BEGIN Supplied entries
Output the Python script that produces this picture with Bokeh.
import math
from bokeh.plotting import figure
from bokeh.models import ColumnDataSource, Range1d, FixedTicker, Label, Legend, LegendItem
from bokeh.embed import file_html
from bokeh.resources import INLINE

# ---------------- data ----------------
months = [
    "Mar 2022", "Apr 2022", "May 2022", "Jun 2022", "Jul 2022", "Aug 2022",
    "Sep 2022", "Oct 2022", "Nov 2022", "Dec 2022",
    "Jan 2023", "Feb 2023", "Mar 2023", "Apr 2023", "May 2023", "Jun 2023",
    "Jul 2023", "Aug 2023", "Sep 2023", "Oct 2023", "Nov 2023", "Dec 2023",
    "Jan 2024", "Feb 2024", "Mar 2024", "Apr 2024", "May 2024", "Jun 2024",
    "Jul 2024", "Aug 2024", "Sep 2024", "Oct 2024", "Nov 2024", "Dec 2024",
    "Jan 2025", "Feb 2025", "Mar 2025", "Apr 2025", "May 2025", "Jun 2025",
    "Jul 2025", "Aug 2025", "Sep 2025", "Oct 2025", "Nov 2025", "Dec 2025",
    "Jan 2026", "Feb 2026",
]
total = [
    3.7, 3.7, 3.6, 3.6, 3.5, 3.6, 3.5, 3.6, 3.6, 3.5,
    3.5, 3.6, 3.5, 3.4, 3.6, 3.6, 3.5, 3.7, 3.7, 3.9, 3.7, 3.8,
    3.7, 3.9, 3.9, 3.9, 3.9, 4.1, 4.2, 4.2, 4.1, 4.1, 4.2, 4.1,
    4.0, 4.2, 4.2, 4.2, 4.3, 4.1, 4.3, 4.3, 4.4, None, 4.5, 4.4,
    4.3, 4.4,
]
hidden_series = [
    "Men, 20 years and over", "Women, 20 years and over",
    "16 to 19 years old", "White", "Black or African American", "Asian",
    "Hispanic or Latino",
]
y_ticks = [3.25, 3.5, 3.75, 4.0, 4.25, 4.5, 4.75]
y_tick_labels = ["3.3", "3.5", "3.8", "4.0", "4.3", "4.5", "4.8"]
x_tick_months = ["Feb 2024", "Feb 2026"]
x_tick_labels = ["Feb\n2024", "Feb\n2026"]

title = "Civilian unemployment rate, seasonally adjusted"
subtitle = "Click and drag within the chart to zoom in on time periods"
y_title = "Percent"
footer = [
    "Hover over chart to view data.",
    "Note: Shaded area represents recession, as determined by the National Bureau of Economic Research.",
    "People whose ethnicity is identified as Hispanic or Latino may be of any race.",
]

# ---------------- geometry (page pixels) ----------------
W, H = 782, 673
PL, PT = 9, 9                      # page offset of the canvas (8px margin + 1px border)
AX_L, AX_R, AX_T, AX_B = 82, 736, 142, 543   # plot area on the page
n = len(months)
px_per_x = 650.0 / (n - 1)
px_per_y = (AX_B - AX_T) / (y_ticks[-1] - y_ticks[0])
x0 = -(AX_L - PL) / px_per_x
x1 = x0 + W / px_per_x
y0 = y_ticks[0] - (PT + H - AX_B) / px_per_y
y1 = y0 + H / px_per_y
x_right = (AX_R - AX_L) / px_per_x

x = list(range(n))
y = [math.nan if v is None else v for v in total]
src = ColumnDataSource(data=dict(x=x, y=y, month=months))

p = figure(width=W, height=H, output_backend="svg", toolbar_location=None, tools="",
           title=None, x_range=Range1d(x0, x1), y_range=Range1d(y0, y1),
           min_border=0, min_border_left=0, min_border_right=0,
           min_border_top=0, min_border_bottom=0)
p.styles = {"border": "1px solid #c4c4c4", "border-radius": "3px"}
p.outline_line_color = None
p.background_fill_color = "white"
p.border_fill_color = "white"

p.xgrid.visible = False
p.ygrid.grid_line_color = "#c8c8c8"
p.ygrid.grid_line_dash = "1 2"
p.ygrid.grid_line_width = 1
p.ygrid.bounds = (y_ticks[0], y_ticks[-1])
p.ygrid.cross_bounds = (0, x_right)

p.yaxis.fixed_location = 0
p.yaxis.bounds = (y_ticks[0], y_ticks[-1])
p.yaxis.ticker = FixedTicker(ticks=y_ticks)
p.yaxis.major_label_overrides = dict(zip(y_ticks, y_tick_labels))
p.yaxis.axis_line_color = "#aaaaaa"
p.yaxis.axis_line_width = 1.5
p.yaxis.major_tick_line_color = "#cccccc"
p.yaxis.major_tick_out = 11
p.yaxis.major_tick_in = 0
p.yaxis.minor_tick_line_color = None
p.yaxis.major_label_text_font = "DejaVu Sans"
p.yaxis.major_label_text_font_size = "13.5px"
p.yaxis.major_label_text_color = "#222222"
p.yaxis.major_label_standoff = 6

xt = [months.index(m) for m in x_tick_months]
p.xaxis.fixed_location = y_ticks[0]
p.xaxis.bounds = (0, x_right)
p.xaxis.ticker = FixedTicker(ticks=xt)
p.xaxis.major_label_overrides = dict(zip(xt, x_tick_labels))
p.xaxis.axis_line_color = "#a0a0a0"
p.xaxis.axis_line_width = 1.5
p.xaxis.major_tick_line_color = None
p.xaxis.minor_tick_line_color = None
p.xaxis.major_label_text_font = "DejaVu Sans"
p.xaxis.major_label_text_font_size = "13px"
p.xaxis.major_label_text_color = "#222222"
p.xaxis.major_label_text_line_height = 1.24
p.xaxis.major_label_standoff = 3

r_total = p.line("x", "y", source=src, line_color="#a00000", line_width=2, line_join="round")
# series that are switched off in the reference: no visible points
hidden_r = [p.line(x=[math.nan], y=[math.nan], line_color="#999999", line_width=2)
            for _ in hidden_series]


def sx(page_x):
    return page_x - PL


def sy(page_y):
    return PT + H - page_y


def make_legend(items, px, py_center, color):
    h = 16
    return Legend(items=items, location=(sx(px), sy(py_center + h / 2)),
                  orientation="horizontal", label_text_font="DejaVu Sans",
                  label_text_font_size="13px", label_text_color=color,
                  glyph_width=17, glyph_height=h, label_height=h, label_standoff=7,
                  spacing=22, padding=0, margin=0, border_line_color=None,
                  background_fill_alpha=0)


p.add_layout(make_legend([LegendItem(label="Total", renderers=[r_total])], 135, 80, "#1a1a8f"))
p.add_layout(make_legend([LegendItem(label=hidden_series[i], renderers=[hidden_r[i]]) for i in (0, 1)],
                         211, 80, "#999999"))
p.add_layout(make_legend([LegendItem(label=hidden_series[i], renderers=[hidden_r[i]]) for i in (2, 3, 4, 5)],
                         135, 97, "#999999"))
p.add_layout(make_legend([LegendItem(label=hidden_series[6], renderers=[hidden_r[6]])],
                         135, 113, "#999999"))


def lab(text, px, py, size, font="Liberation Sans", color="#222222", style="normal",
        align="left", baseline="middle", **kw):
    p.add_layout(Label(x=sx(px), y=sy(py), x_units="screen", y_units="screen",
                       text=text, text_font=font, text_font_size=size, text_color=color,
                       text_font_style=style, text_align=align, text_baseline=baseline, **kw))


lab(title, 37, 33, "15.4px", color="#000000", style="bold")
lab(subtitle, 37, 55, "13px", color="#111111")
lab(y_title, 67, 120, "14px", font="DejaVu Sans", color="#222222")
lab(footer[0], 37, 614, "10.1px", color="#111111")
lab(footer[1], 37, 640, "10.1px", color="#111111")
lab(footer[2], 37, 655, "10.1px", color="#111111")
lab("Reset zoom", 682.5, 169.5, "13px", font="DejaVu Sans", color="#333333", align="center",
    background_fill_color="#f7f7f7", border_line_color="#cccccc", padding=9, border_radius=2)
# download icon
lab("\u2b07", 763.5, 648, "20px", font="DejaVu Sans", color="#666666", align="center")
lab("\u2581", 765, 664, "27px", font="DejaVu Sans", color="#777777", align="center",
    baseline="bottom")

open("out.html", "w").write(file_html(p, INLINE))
END Supplied entries
BEGIN Supplied entries
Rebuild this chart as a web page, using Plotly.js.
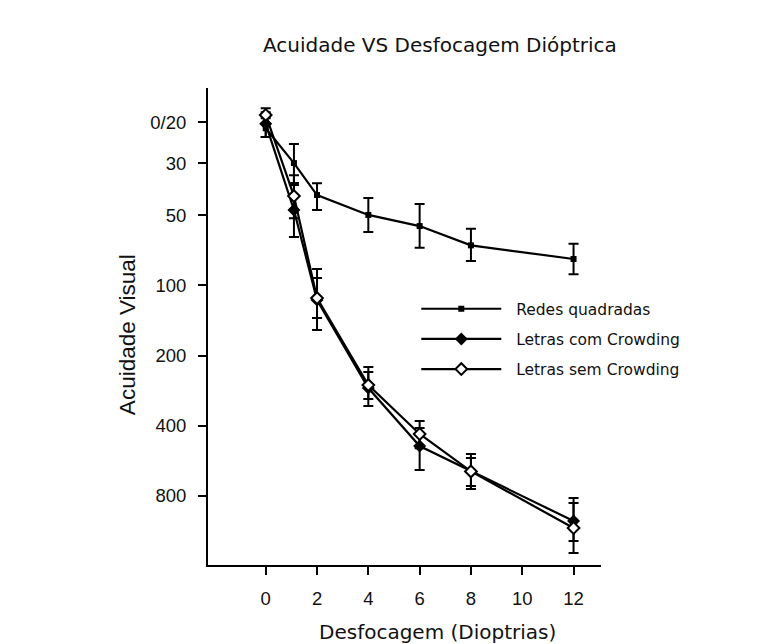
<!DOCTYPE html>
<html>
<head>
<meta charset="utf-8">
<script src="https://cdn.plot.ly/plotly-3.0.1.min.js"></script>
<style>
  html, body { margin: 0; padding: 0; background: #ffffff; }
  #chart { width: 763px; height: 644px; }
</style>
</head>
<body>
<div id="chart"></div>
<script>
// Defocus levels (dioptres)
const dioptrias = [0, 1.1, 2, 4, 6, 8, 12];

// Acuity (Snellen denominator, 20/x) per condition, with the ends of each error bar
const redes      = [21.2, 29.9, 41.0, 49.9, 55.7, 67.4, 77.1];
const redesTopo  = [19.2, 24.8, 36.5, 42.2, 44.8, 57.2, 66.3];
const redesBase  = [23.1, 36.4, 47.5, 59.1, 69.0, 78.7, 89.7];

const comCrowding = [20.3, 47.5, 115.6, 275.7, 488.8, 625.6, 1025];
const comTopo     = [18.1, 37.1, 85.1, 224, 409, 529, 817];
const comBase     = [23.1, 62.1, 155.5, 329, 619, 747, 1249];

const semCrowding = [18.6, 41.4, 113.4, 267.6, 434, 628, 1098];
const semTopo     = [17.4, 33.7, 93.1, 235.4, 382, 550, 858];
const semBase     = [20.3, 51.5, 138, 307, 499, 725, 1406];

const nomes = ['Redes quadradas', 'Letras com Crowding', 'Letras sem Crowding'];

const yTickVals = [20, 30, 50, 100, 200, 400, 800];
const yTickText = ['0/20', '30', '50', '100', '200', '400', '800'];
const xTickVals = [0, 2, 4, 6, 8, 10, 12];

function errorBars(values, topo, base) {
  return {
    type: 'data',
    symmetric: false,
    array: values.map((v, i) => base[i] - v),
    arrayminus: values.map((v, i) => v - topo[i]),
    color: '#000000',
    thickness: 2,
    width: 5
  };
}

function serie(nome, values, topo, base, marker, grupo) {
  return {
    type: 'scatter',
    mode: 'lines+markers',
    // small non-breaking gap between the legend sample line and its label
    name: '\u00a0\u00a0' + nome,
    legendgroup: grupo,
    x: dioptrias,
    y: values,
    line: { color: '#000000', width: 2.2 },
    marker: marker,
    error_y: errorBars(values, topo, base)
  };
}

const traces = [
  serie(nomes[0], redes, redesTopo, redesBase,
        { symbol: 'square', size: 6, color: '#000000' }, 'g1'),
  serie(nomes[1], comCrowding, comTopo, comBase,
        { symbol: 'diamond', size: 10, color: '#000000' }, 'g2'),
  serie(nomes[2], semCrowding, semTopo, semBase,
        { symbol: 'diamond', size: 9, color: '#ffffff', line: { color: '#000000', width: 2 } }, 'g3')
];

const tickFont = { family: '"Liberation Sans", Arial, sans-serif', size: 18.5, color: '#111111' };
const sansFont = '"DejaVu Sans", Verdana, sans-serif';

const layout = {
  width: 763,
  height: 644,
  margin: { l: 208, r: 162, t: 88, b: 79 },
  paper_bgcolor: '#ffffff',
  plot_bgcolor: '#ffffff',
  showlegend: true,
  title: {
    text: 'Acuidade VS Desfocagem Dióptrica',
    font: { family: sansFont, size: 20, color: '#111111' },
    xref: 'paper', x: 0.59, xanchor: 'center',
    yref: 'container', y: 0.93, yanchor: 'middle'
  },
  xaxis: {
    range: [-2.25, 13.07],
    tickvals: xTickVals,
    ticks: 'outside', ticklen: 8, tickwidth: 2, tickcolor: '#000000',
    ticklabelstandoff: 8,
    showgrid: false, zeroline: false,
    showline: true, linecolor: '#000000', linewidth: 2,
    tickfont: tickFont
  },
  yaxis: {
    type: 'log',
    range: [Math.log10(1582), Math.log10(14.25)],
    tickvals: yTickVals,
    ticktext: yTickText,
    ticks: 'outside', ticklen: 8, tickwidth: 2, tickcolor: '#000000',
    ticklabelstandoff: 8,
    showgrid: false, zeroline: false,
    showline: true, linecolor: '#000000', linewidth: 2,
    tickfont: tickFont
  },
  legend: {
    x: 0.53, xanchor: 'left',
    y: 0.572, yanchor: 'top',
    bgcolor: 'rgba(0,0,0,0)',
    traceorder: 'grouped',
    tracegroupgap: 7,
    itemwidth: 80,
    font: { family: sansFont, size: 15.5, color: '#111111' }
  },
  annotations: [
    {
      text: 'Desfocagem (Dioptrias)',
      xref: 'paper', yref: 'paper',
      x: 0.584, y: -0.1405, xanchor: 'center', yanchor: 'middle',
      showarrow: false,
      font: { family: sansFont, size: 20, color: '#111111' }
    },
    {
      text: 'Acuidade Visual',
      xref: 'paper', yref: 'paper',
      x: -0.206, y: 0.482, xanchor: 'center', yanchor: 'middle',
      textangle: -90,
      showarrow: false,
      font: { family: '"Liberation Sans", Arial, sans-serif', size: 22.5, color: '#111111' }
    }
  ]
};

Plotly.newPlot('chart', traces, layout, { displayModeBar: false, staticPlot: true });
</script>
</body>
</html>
END Supplied entries
#### [Request]
Take the listing above and repeat exactly the lines from the one containing "Output the Python" through the one containing "from bokeh.resources import INLINE", both included.

#### [Output for this exercise]
Output the Python script that produces this picture with Bokeh.
import math
from bokeh.plotting import figure
from bokeh.models import ColumnDataSource, Range1d, FixedTicker, Label, Legend, LegendItem
from bokeh.embed import file_html
from bokeh.resources import INLINE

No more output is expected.